*Task brief*
Return all of the data exactly as written, without the pictures.

*Records*

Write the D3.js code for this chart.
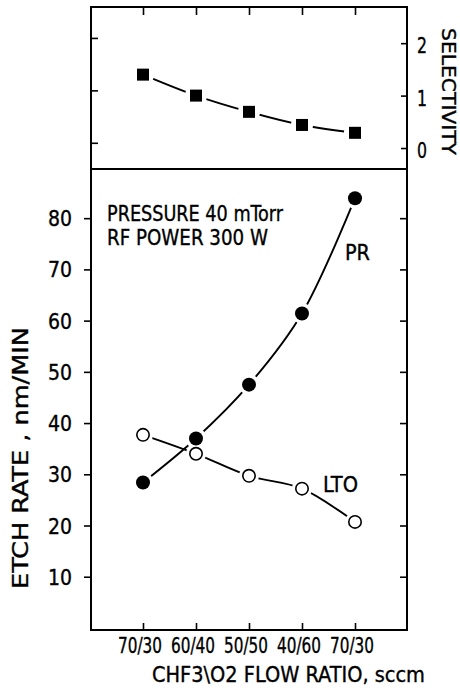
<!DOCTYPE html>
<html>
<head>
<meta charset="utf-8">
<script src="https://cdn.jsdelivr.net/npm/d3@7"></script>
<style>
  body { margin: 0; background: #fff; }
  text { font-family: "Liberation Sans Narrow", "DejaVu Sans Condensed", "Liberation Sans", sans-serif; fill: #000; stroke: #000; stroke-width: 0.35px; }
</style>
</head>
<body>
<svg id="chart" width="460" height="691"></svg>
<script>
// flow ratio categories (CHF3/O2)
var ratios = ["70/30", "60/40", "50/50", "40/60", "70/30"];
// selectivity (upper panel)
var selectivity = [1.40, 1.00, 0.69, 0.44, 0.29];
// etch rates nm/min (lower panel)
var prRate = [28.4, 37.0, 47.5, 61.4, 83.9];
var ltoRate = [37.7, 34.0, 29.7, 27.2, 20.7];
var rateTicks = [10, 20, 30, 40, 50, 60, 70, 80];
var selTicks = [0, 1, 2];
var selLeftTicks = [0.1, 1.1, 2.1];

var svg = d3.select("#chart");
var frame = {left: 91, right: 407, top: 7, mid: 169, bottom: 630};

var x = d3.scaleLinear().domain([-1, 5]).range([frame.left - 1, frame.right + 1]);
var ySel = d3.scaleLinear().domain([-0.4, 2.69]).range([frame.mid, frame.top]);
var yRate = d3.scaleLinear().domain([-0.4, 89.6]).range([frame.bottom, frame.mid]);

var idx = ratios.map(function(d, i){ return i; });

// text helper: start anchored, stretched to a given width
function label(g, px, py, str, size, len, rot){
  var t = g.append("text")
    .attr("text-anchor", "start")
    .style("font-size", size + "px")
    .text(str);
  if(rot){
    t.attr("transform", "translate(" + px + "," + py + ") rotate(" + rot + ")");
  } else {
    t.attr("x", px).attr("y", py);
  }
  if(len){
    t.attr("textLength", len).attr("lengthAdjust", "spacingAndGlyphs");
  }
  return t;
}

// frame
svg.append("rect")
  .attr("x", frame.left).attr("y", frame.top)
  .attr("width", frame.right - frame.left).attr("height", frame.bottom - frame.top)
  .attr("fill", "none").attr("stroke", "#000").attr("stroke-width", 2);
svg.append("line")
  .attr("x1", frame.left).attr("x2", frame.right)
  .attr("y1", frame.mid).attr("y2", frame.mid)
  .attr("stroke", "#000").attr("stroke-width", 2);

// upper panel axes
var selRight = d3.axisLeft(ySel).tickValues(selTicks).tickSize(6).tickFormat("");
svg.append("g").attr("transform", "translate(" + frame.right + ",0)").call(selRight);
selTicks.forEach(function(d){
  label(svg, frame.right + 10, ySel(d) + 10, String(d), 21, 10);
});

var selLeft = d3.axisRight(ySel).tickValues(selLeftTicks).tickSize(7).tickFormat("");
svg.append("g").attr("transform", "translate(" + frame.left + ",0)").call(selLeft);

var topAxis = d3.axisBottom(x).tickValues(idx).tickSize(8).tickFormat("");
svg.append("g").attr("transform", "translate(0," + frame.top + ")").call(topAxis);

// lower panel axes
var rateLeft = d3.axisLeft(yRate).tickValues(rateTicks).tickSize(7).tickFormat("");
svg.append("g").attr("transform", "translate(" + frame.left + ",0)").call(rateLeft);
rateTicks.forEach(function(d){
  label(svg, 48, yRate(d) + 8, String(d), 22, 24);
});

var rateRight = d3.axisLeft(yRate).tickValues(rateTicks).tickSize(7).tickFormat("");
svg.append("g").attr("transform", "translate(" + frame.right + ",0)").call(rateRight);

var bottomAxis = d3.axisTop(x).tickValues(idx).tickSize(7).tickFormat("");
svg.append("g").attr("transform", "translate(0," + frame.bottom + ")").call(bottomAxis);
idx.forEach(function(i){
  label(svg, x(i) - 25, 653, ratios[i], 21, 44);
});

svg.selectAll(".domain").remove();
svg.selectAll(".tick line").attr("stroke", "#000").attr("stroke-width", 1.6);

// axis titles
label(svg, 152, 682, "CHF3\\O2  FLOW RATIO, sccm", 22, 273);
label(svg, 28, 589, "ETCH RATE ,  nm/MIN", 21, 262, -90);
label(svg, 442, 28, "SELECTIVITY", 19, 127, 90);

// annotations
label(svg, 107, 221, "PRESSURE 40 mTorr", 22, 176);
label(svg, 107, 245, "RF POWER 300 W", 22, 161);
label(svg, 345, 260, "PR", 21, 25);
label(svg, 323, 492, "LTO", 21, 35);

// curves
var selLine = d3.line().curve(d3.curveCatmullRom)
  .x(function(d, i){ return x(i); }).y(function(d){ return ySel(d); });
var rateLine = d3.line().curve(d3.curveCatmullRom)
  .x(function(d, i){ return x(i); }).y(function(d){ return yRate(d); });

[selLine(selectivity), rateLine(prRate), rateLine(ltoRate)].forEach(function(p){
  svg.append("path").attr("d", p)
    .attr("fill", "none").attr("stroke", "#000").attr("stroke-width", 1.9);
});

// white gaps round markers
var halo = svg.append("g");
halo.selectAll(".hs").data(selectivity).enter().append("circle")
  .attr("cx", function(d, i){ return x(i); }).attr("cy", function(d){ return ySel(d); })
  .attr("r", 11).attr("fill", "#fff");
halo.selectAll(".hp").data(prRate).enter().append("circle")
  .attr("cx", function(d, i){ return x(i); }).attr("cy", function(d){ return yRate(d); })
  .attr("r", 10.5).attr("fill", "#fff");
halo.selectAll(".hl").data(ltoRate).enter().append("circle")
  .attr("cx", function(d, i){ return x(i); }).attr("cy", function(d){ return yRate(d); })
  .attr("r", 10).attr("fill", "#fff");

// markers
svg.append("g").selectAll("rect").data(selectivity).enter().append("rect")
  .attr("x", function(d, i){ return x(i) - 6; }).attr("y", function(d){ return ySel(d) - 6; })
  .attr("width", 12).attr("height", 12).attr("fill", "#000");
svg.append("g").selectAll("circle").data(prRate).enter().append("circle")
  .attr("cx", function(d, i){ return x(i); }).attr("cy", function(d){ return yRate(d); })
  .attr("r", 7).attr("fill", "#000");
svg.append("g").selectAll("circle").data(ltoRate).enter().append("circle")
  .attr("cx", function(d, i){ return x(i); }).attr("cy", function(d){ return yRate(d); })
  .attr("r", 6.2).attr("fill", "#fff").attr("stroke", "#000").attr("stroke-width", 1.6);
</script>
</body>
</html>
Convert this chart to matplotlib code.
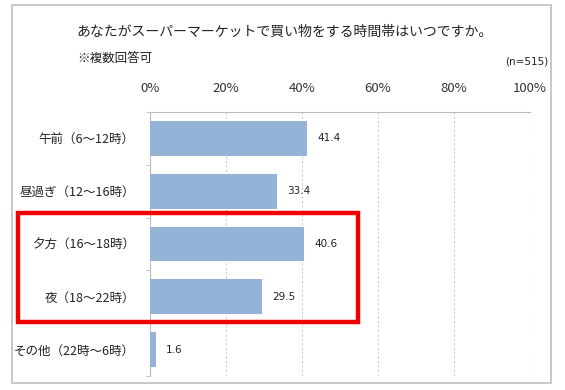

*Reply*
Write the D3.js code for this chart.
<!DOCTYPE html>
<html>
<head>
<meta charset="utf-8">
<script src="https://cdn.jsdelivr.net/npm/d3@7"></script>
<style>
  body { margin: 0; background: #fff; }
  text { font-family: "Liberation Sans Narrow", "DejaVu Sans Condensed", "Liberation Sans", sans-serif; fill: #000; stroke: #000; stroke-width: 0.35px; }
</style>
</head>
<body>
<svg id="chart" width="460" height="691"></svg>
<script>
// flow ratio categories (CHF3/O2)
var ratios = ["70/30", "60/40", "50/50", "40/60", "70/30"];
// selectivity (upper panel)
var selectivity = [1.40, 1.00, 0.69, 0.44, 0.29];
// etch rates nm/min (lower panel)
var prRate = [28.4, 37.0, 47.5, 61.4, 83.9];
var ltoRate = [37.7, 34.0, 29.7, 27.2, 20.7];
var rateTicks = [10, 20, 30, 40, 50, 60, 70, 80];
var selTicks = [0, 1, 2];
var selLeftTicks = [0.1, 1.1, 2.1];

var svg = d3.select("#chart");
var frame = {left: 91, right: 407, top: 7, mid: 169, bottom: 630};

var x = d3.scaleLinear().domain([-1, 5]).range([frame.left - 1, frame.right + 1]);
var ySel = d3.scaleLinear().domain([-0.4, 2.69]).range([frame.mid, frame.top]);
var yRate = d3.scaleLinear().domain([-0.4, 89.6]).range([frame.bottom, frame.mid]);

var idx = ratios.map(function(d, i){ return i; });

// text helper: start anchored, stretched to a given width
function label(g, px, py, str, size, len, rot){
  var t = g.append("text")
    .attr("text-anchor", "start")
    .style("font-size", size + "px")
    .text(str);
  if(rot){
    t.attr("transform", "translate(" + px + "," + py + ") rotate(" + rot + ")");
  } else {
    t.attr("x", px).attr("y", py);
  }
  if(len){
    t.attr("textLength", len).attr("lengthAdjust", "spacingAndGlyphs");
  }
  return t;
}

// frame
svg.append("rect")
  .attr("x", frame.left).attr("y", frame.top)
  .attr("width", frame.right - frame.left).attr("height", frame.bottom - frame.top)
  .attr("fill", "none").attr("stroke", "#000").attr("stroke-width", 2);
svg.append("line")
  .attr("x1", frame.left).attr("x2", frame.right)
  .attr("y1", frame.mid).attr("y2", frame.mid)
  .attr("stroke", "#000").attr("stroke-width", 2);

// upper panel axes
var selRight = d3.axisLeft(ySel).tickValues(selTicks).tickSize(6).tickFormat("");
svg.append("g").attr("transform", "translate(" + frame.right + ",0)").call(selRight);
selTicks.forEach(function(d){
  label(svg, frame.right + 10, ySel(d) + 10, String(d), 21, 10);
});

var selLeft = d3.axisRight(ySel).tickValues(selLeftTicks).tickSize(7).tickFormat("");
svg.append("g").attr("transform", "translate(" + frame.left + ",0)").call(selLeft);

var topAxis = d3.axisBottom(x).tickValues(idx).tickSize(8).tickFormat("");
svg.append("g").attr("transform", "translate(0," + frame.top + ")").call(topAxis);

// lower panel axes
var rateLeft = d3.axisLeft(yRate).tickValues(rateTicks).tickSize(7).tickFormat("");
svg.append("g").attr("transform", "translate(" + frame.left + ",0)").call(rateLeft);
rateTicks.forEach(function(d){
  label(svg, 48, yRate(d) + 8, String(d), 22, 24);
});

var rateRight = d3.axisLeft(yRate).tickValues(rateTicks).tickSize(7).tickFormat("");
svg.append("g").attr("transform", "translate(" + frame.right + ",0)").call(rateRight);

var bottomAxis = d3.axisTop(x).tickValues(idx).tickSize(7).tickFormat("");
svg.append("g").attr("transform", "translate(0," + frame.bottom + ")").call(bottomAxis);
idx.forEach(function(i){
  label(svg, x(i) - 25, 653, ratios[i], 21, 44);
});

svg.selectAll(".domain").remove();
svg.selectAll(".tick line").attr("stroke", "#000").attr("stroke-width", 1.6);

// axis titles
label(svg, 152, 682, "CHF3\\O2  FLOW RATIO, sccm", 22, 273);
label(svg, 28, 589, "ETCH RATE ,  nm/MIN", 21, 262, -90);
label(svg, 442, 28, "SELECTIVITY", 19, 127, 90);

// annotations
label(svg, 107, 221, "PRESSURE 40 mTorr", 22, 176);
label(svg, 107, 245, "RF POWER 300 W", 22, 161);
label(svg, 345, 260, "PR", 21, 25);
label(svg, 323, 492, "LTO", 21, 35);

// curves
var selLine = d3.line().curve(d3.curveCatmullRom)
  .x(function(d, i){ return x(i); }).y(function(d){ return ySel(d); });
var rateLine = d3.line().curve(d3.curveCatmullRom)
  .x(function(d, i){ return x(i); }).y(function(d){ return yRate(d); });

[selLine(selectivity), rateLine(prRate), rateLine(ltoRate)].forEach(function(p){
  svg.append("path").attr("d", p)
    .attr("fill", "none").attr("stroke", "#000").attr("stroke-width", 1.9);
});

// white gaps round markers
var halo = svg.append("g");
halo.selectAll(".hs").data(selectivity).enter().append("circle")
  .attr("cx", function(d, i){ return x(i); }).attr("cy", function(d){ return ySel(d); })
  .attr("r", 11).attr("fill", "#fff");
halo.selectAll(".hp").data(prRate).enter().append("circle")
  .attr("cx", function(d, i){ return x(i); }).attr("cy", function(d){ return yRate(d); })
  .attr("r", 10.5).attr("fill", "#fff");
halo.selectAll(".hl").data(ltoRate).enter().append("circle")
  .attr("cx", function(d, i){ return x(i); }).attr("cy", function(d){ return yRate(d); })
  .attr("r", 10).attr("fill", "#fff");

// markers
svg.append("g").selectAll("rect").data(selectivity).enter().append("rect")
  .attr("x", function(d, i){ return x(i) - 6; }).attr("y", function(d){ return ySel(d) - 6; })
  .attr("width", 12).attr("height", 12).attr("fill", "#000");
svg.append("g").selectAll("circle").data(prRate).enter().append("circle")
  .attr("cx", function(d, i){ return x(i); }).attr("cy", function(d){ return yRate(d); })
  .attr("r", 7).attr("fill", "#000");
svg.append("g").selectAll("circle").data(ltoRate).enter().append("circle")
  .attr("cx", function(d, i){ return x(i); }).attr("cy", function(d){ return yRate(d); })
  .attr("r", 6.2).attr("fill", "#fff").attr("stroke", "#000").attr("stroke-width", 1.6);
</script>
</body>
</html>
Convert this chart to matplotlib code.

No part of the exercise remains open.